Tra poesia e ironia, il film scorre fluidamente, incantando lo sguardo incredulo dello spettatore, che però non riesce a ritrovare l’estetica dell’acclamato regista-sceneggiatore. Dallo schermo emerge un’opera che, tra malinconia e magia, tipiche di una giornata di pioggia, apre il varco di un universo cinematografico ancora mai visto e che, sebbene non rientri nelle tipiche corde di Tarantino, solo Tarantino poteva realizzare. 

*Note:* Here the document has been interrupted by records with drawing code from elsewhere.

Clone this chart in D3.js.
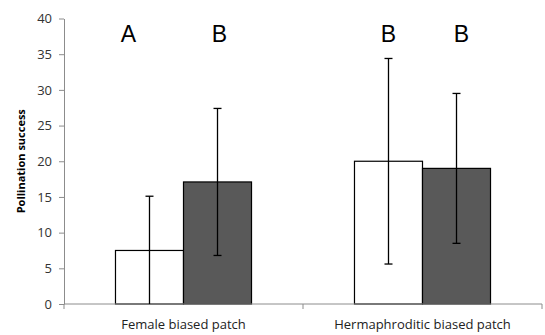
<!DOCTYPE html>
<html>
<head>
<meta charset="utf-8">
<script src="https://cdn.jsdelivr.net/npm/d3@7"></script>
<style>
  html, body { margin: 0; padding: 0; background: #fff; }
  svg { display: block; }
</style>
</head>
<body>
<svg id="chart" width="545" height="335"></svg>
<script>
// Patch types along the x axis
const categories = ["Female biased patch", "Hermaphroditic biased patch"];
// Two flower types per patch: open (white) and filled (dark)
const series = ["open", "filled"];
// Mean pollination success
const openMeans = [7.5, 20];
const filledMeans = [17.1, 19];
// Error bar half-lengths
const openErrors = [7.6, 14.4];
const filledErrors = [10.3, 10.5];
// Significance letters above each bar
const openLetters = ["A", "B"];
const filledLetters = ["B", "B"];
// y axis
const yTicks = [0, 5, 10, 15, 20, 25, 30, 35, 40];
const yLabel = "Pollination success";

const margin = { left: 64, right: 3, top: 18.5, bottom: 31 };
const W = 545, H = 335;
const svg = d3.select("#chart");

const x = d3.scaleBand().domain(categories).range([margin.left, W - margin.right]).paddingInner(0).paddingOuter(0);
const xSub = d3.scaleBand().domain(series).range([0, x.bandwidth()]).paddingInner(0).paddingOuter(0.757);
const y = d3.scaleLinear().domain([0, 40]).range([H - margin.bottom, margin.top]);

const rows = categories.map((c, i) => [
  { cat: c, s: "open", v: openMeans[i], e: openErrors[i], letter: openLetters[i], dx: i === 0 ? -21 : 0 },
  { cat: c, s: "filled", v: filledMeans[i], e: filledErrors[i], letter: filledLetters[i], dx: i === 0 ? 2 : 5 }
]).flat();

const fills = { open: "#ffffff", filled: "#595959" };
const axisColor = "#8c8c8c";
const font = "'Open Sans', 'DejaVu Sans', sans-serif";

// Bars
svg.append("g").selectAll("rect").data(rows).join("rect")
  .attr("x", d => x(d.cat) + xSub(d.s))
  .attr("y", d => y(d.v))
  .attr("width", xSub.bandwidth())
  .attr("height", d => y(0) - y(d.v))
  .attr("fill", d => fills[d.s])
  .attr("stroke", "#000")
  .attr("stroke-width", 1.2);

// Y axis
const yAxis = svg.append("g")
  .attr("transform", `translate(${margin.left},0)`)
  .call(d3.axisLeft(y).tickValues(yTicks).tickSize(5).tickPadding(7).tickSizeOuter(0));
yAxis.select(".domain").attr("stroke", axisColor).attr("stroke-width", 1);
yAxis.selectAll(".tick line").attr("stroke", axisColor);
yAxis.selectAll(".tick text")
  .attr("fill", "#333")
  .style("font-family", font)
  .style("font-size", "13px");

// X axis: ticks at category boundaries
const xAxisG = svg.append("g").attr("transform", `translate(0,${y(0)})`);
xAxisG.append("line")
  .attr("x1", margin.left).attr("x2", W - margin.right)
  .attr("stroke", axisColor).attr("stroke-width", 1);
const bounds = categories.map(c => x(c)).concat([x(categories[categories.length - 1]) + x.bandwidth()]);
xAxisG.selectAll("line.tk").data(bounds).join("line")
  .attr("class", "tk")
  .attr("x1", d => d).attr("x2", d => d)
  .attr("y1", 0).attr("y2", 5)
  .attr("stroke", axisColor);
xAxisG.selectAll("text").data(categories).join("text")
  .attr("x", d => x(d) + x.bandwidth() / 2)
  .attr("y", 25)
  .attr("text-anchor", "middle")
  .attr("fill", "#222")
  .style("font-family", font)
  .style("font-size", "13px")
  .text(d => d);

// Error bars (clipped at the axis minimum; no cap where clipped)
const eb = svg.append("g").attr("stroke", "#000").attr("stroke-width", 1.3);
rows.forEach(d => {
  const cx = x(d.cat) + xSub(d.s) + xSub.bandwidth() / 2;
  const lo = Math.max(0, d.v - d.e), hi = d.v + d.e;
  eb.append("line").attr("x1", cx).attr("x2", cx).attr("y1", y(lo)).attr("y2", y(hi));
  eb.append("line").attr("x1", cx - 4).attr("x2", cx + 4).attr("y1", y(hi)).attr("y2", y(hi));
  if (d.v - d.e > 0) {
    eb.append("line").attr("x1", cx - 4).attr("x2", cx + 4).attr("y1", y(lo)).attr("y2", y(lo));
  }
});

// Significance letters
svg.append("g").selectAll("text").data(rows).join("text")
  .attr("x", d => x(d.cat) + xSub(d.s) + xSub.bandwidth() / 2 + d.dx)
  .attr("y", 42)
  .attr("text-anchor", "middle")
  .attr("fill", "#000")
  .style("font-family", "'Liberation Sans', Arial, sans-serif")
  .style("font-size", "23px")
  .text(d => d.letter);

// Y axis title
svg.append("text")
  .attr("transform", `translate(21,${(y(0) + y(40)) / 2}) rotate(-90)`)
  .attr("dy", "0.35em")
  .attr("text-anchor", "middle")
  .attr("fill", "#000")
  .style("font-family", font)
  .style("font-size", "11px")
  .style("font-weight", "bold")
  .text(yLabel);
</script>
</body>
</html>
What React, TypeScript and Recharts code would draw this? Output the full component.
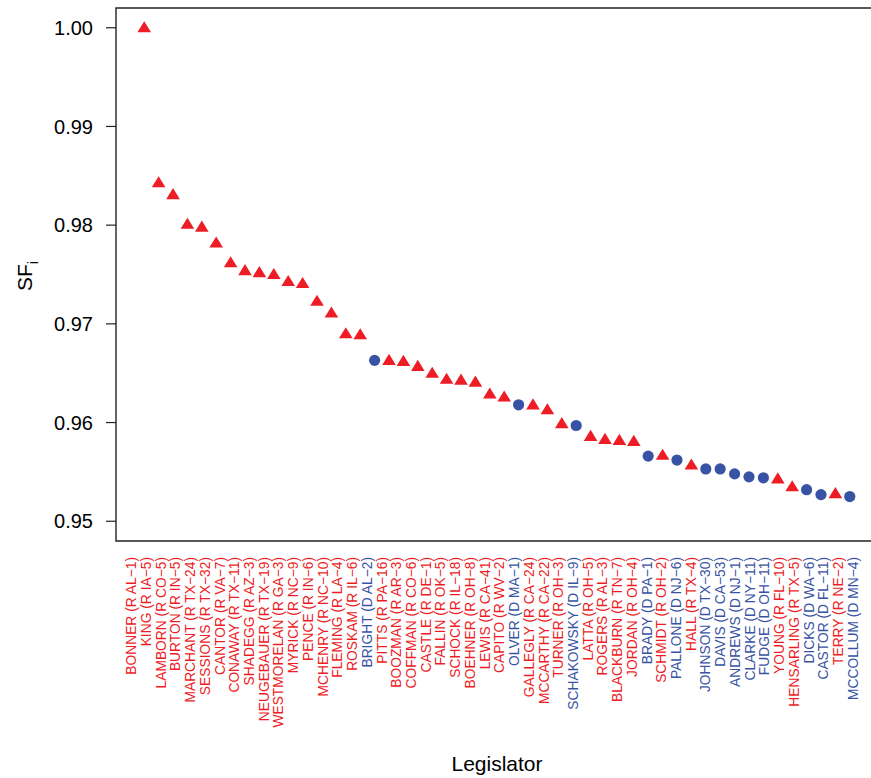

In conclusione, C'era una volta a...Hollywood, come afferma lo stesso regista e sceneggiatore, risulta essere la summa di una trilogia (Bastardi senza Gloria e Django Unchained), che, allo stesso tempo, racchiude tematicamente tutto il mondo tarantiniano, in una sintesi perfetta e armonica e che però si palesa solo nell’ultima sequenza, dando un senso di fine, di rammarico, un sorriso pieno di tristezza, un ricordo di quello che non fu, ma che vorremmo che fosse stato e che solo il cinema, sembra dirci Tarantino, può restituirci in un unico e malinconico frame.